La fontana di Perugia
La Fontana Maggiore di Perugia
03/06/2002
13 febbraio 1278. La città di Perugia è riunita nella Piazza Grande, il fulcro attorno al quale ruota la vita del borgo umbro, dove affacciavano il duomo, il vescovado, il palazzo dei Consoli, quello del Podestà e quello del Capitano del Popolo. L'occasione è da non perdere: si celebrano la conclusione dei lavori dell'acquedotto che porta l'acqua in città e della fontana, splendida, che ne mostra le acque.
Il popolo perugino, da decenni, era costretto a pagare un onere molto alto per potersi assicurare il fabbisogno di acqua. La morfologia di Perugia, città appollaiata su un doppio colle, favoriva la difesa militare ma rappresentava un ostacolo per l'approvvigionamento idrico. Come fare arrivare nell'abitato le acque sorgive scoperte nel vicino Monte Paciano?
Fra Plenerio, Bonomo di Filippo da Orte, Fra Leonardo da Spoleto, frate Alberico francescano, maestro Guido di Città di Castello, maestro Coppo di Firenze, don Ristoro di Santa Giuliana e maestro idraulico Boninsegna veneziano si erano succeduti alla guida dell'impresa fino all'arrivo, nel 1277, di Frate Bevignate dell'ordine dei Silvestrini.
Uomo capace, energico e risoluto, che le cronache vogliono morto ultracentenario, Bevignate riuscì a portare a compimento, in pochi mesi, i lavori dell'acquedotto e della fontana.
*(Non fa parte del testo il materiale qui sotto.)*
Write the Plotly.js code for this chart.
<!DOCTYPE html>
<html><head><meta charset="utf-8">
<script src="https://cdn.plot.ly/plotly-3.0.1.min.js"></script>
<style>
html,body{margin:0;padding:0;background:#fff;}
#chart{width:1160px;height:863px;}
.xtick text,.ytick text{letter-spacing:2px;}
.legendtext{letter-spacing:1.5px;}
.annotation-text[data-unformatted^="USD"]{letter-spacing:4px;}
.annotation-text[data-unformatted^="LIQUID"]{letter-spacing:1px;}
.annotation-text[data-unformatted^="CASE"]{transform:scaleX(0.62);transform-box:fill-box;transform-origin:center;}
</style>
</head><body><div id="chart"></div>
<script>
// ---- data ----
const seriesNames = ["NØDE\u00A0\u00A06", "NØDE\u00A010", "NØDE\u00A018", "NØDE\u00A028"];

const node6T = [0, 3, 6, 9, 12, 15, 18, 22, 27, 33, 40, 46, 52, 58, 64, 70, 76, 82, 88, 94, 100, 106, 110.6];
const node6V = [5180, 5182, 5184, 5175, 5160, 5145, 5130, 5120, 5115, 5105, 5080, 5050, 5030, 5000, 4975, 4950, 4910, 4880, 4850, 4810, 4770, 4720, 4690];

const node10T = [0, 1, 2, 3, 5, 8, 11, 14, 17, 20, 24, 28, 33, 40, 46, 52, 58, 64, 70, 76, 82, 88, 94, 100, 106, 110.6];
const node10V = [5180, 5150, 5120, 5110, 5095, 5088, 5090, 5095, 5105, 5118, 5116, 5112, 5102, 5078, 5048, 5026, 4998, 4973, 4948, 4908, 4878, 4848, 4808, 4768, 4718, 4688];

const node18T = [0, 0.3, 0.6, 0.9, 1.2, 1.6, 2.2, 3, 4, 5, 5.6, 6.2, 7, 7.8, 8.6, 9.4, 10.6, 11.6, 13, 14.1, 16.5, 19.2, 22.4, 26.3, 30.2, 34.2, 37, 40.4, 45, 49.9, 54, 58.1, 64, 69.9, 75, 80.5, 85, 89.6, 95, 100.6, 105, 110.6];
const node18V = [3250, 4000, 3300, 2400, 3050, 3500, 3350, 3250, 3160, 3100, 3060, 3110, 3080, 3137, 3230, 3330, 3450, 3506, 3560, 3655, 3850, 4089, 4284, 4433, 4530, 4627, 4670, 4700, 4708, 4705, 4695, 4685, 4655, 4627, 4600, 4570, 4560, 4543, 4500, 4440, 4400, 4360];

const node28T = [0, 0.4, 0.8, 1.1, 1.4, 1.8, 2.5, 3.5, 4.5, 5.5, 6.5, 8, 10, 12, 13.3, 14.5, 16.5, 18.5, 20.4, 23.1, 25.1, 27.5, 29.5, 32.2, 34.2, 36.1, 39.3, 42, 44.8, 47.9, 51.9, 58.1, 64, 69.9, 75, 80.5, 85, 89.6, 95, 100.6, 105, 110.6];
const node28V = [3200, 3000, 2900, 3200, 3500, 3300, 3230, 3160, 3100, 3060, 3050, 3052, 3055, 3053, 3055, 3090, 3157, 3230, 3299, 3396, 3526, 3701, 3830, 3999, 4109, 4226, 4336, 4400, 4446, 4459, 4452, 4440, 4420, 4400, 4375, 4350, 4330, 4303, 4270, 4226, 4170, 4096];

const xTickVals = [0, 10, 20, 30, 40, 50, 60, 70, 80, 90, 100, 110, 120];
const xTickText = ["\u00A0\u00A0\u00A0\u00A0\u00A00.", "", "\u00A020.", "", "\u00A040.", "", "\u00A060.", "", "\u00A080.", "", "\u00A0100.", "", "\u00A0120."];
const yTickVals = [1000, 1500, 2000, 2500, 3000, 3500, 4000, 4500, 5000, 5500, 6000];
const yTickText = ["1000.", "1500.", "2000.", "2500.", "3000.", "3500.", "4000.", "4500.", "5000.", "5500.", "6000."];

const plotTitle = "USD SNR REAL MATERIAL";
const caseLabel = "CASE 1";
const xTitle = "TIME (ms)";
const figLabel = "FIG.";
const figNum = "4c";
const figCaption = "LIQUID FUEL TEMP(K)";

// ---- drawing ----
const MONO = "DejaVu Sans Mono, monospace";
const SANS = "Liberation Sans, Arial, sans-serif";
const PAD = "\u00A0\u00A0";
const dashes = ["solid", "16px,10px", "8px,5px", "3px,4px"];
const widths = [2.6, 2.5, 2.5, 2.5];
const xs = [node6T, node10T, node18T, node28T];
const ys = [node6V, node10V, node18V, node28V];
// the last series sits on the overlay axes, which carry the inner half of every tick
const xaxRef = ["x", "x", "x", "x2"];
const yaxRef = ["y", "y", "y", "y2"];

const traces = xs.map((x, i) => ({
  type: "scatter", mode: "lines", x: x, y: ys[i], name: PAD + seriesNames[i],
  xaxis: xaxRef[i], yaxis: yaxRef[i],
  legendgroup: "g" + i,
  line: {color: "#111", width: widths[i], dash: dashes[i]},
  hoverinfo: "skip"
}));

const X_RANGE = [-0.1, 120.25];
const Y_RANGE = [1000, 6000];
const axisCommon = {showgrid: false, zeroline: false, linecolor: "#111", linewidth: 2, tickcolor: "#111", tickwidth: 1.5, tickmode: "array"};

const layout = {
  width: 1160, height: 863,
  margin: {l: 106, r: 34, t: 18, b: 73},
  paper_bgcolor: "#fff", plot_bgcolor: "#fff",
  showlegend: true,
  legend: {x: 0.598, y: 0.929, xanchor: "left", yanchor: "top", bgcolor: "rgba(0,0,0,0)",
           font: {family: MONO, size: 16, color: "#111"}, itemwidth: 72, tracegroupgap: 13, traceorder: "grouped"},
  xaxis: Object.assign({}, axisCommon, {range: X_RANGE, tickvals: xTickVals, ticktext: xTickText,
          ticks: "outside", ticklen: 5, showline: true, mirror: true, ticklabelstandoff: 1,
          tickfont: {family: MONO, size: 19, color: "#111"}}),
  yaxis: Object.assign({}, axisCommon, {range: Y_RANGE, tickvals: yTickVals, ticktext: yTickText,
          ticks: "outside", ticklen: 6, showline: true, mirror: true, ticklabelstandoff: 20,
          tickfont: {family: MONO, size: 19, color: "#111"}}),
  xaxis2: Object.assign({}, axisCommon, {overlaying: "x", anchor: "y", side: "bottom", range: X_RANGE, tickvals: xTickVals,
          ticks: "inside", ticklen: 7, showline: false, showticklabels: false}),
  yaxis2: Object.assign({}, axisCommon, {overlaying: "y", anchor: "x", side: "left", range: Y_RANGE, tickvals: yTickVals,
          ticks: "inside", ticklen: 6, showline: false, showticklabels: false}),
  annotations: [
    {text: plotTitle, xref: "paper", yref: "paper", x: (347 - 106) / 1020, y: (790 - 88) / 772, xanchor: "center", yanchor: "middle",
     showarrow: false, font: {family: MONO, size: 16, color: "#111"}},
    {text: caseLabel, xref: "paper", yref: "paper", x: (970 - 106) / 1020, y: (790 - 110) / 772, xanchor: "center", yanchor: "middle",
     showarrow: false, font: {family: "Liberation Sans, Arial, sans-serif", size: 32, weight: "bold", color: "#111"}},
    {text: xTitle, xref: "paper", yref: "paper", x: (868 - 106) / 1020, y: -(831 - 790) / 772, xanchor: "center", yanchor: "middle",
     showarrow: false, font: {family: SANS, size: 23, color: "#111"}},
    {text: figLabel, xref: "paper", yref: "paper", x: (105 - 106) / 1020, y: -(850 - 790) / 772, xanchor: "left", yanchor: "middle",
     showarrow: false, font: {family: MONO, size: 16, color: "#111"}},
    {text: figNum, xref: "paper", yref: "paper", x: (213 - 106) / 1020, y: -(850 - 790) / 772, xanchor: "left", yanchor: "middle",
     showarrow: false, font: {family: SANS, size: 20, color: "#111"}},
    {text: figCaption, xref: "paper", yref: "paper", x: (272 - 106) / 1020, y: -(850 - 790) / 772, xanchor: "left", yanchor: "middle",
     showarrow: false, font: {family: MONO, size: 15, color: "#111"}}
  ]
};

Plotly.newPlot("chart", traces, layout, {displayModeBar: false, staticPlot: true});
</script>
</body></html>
Il successo fu tale da garantire al frate silvestrino la cittadinanza di Perugia e la guida di tutte le imprese che si compiranno in città nei decenni immediatamente successivi.
Che fosse ingegnere, architetto o scultore o queste tre cose insieme non è chiaro, ne è chiaro se debba essere ricondotto a lui o ai due più famosi scultori, Nicola e Giovanni Pisano, il progetto d'insieme della fontana. Resta anche da chiarire, ma la questione probabilmente non avrà mai soluzione definitiva, a chi debbano essere ascritte le singole opere d'arte che ancora fanno mostra di sé sulle vasche della fontana: l'esecuzione dell'intera opera fu talmente rapida che dovette parteciparvi una nutrita bottega.
Eppure, nonostante i tempi ridotti, nelle due vasche poligonali di dimensioni differenti, e nella conca pensile in bronzo che sta loro al di sopra, si compie un passaggio epocale della cultura figurativa. La struttura della fontana, di cui non mancano citazioni più o meno semplificate in altre cittadine del centro Italia, gli 85 volti umani e i 61 animali su di essa scolpiti sono espressione di un vocabolario nuovo, in parte nato oltralpe e poi disceso nella penisola, in grado di tradurre la nascente sensibilità protoumanistica. Nelle formelle e nelle statuine di Perugia, ancora prima che nel pennello di Giotto, appare la terza dimensione, la conquista dello spazio. Nei bassorilievi della vasca inferiore i piani arretrano, dando corpo e solidità alle figure, mentre i santi e le figure allegoriche della vasca superiore, dietro i panneggi, sembrano spinte dal soffio della vita. È il segno evidente della presenza di Nicola Pisano e di suo figlio Giovanni, due giganti della scultura italiana duecentesca che, in proporzioni diverse, hanno legato la lezione dell'antico con i dettami dello stile gotico.